━━━ Exercise input ━━━
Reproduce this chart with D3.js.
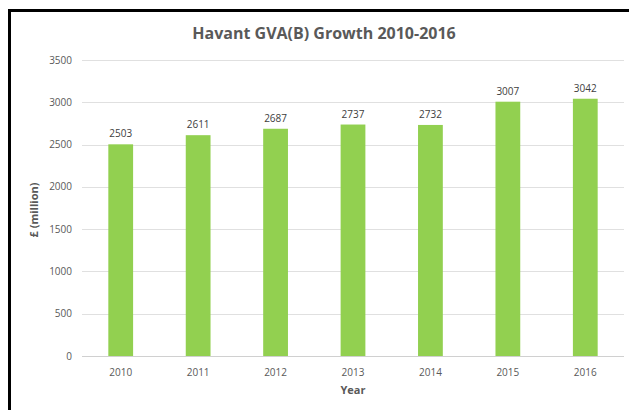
<!DOCTYPE html>
<html>
<head>
<meta charset="utf-8">
<script src="https://cdn.jsdelivr.net/npm/d3@7"></script>
<style>
  body { margin: 0; background: #fff; }
  text { font-family: 'Open Sans', 'Noto Sans', sans-serif; }
</style>
</head>
<body>
<div id="chart"></div>
<script>
(function() {

const years = ['2010', '2011', '2012', '2013', '2014', '2015', '2016']
const gva = [2503, 2611, 2687, 2737, 2732, 3007, 3042]
const yTicks = [0, 500, 1000, 1500, 2000, 2500, 3000, 3500]

const width = 629,
      height = 410

const margin = { top: 60, right: 5, bottom: 54, left: 82 }

const svg = d3.select('#chart')
  .append('svg')
  .attr('width', width)
  .attr('height', height)

// frame
svg.append('rect')
  .attr('x', 9.5)
  .attr('y', 10.5)
  .attr('width', 640)
  .attr('height', 420)
  .attr('fill', 'none')
  .attr('stroke', '#000')
  .attr('stroke-width', 3)

const x = d3.scaleBand()
  .domain(years)
  .range([margin.left, width - margin.right])
  .paddingInner(0.68)
  .paddingOuter(0.34)

const y = d3.scaleLinear()
  .domain([0, 3500])
  .range([height - margin.bottom, margin.top])

// gridlines
svg.append('g')
  .selectAll('line')
  .data(yTicks)
  .enter()
  .append('line')
  .attr('x1', margin.left)
  .attr('x2', width - margin.right)
  .attr('y1', d => Math.round(y(d)) + 0.5)
  .attr('y2', d => Math.round(y(d)) + 0.5)
  .attr('stroke', d => d === 0 ? '#d0d0d0' : '#e0e0e0')
  .attr('stroke-width', 1)

// y tick labels
svg.append('g')
  .selectAll('text')
  .data(yTicks)
  .enter()
  .append('text')
  .attr('x', margin.left - 10)
  .attr('y', d => y(d))
  .attr('dy', '0.35em')
  .attr('text-anchor', 'end')
  .attr('font-size', 10)
  .attr('fill', '#595959')
  .text(d => d)

// bars
svg.append('g')
  .selectAll('rect')
  .data(gva)
  .enter()
  .append('rect')
  .attr('x', (d, i) => x(years[i]))
  .attr('width', x.bandwidth())
  .attr('y', d => y(d))
  .attr('height', d => y(0) - y(d))
  .attr('fill', '#92d050')

// value labels
svg.append('g')
  .selectAll('text')
  .data(gva)
  .enter()
  .append('text')
  .attr('x', (d, i) => x(years[i]) + x.bandwidth() / 2)
  .attr('y', d => y(d) - 7)
  .attr('text-anchor', 'middle')
  .attr('font-size', 10)
  .attr('fill', '#404040')
  .text(d => d)

// x tick labels
svg.append('g')
  .selectAll('text')
  .data(years)
  .enter()
  .append('text')
  .attr('x', d => x(d) + x.bandwidth() / 2)
  .attr('y', y(0) + 20)
  .attr('text-anchor', 'middle')
  .attr('font-size', 10)
  .attr('fill', '#595959')
  .text(d => d)

// axis titles
svg.append('text')
  .attr('x', (margin.left + width - margin.right) / 2)
  .attr('y', 394)
  .attr('text-anchor', 'middle')
  .attr('font-size', 11)
  .attr('font-weight', 'bold')
  .attr('fill', '#595959')
  .text('Year')

svg.append('text')
  .attr('transform', 'translate(38,' + ((margin.top + height - margin.bottom) / 2 + 2) + ') rotate(-90)')
  .attr('text-anchor', 'middle')
  .attr('font-size', 11)
  .attr('font-weight', 'bold')
  .attr('fill', '#595959')
  .text('£ (million)')

// title
svg.append('text')
  .attr('x', 324)
  .attr('y', 39)
  .attr('text-anchor', 'middle')
  .attr('font-size', 16)
  .attr('font-weight', 'bold')
  .attr('fill', '#595959')
  .text('Havant GVA(B) Growth 2010-2016')

})()
</script>
</body>
</html>
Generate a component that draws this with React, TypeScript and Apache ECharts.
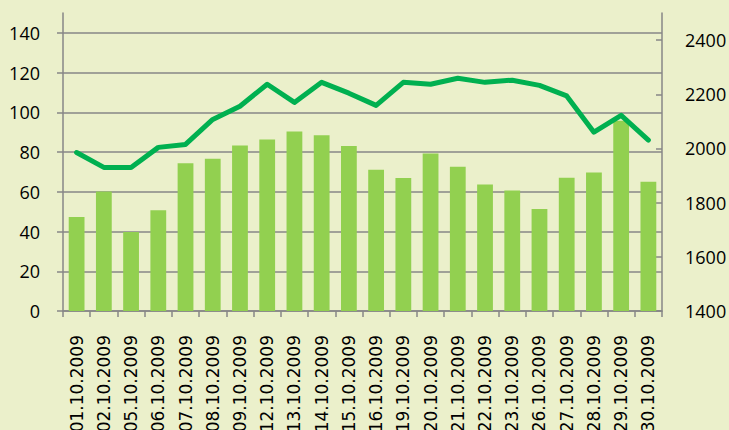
━━━
* Exercise description: Copy out every line of the listing that contains the string "with".

* Response to this exercise:
Reproduce this chart with D3.js.
Generate a component that draws this with React, TypeScript and Apache ECharts.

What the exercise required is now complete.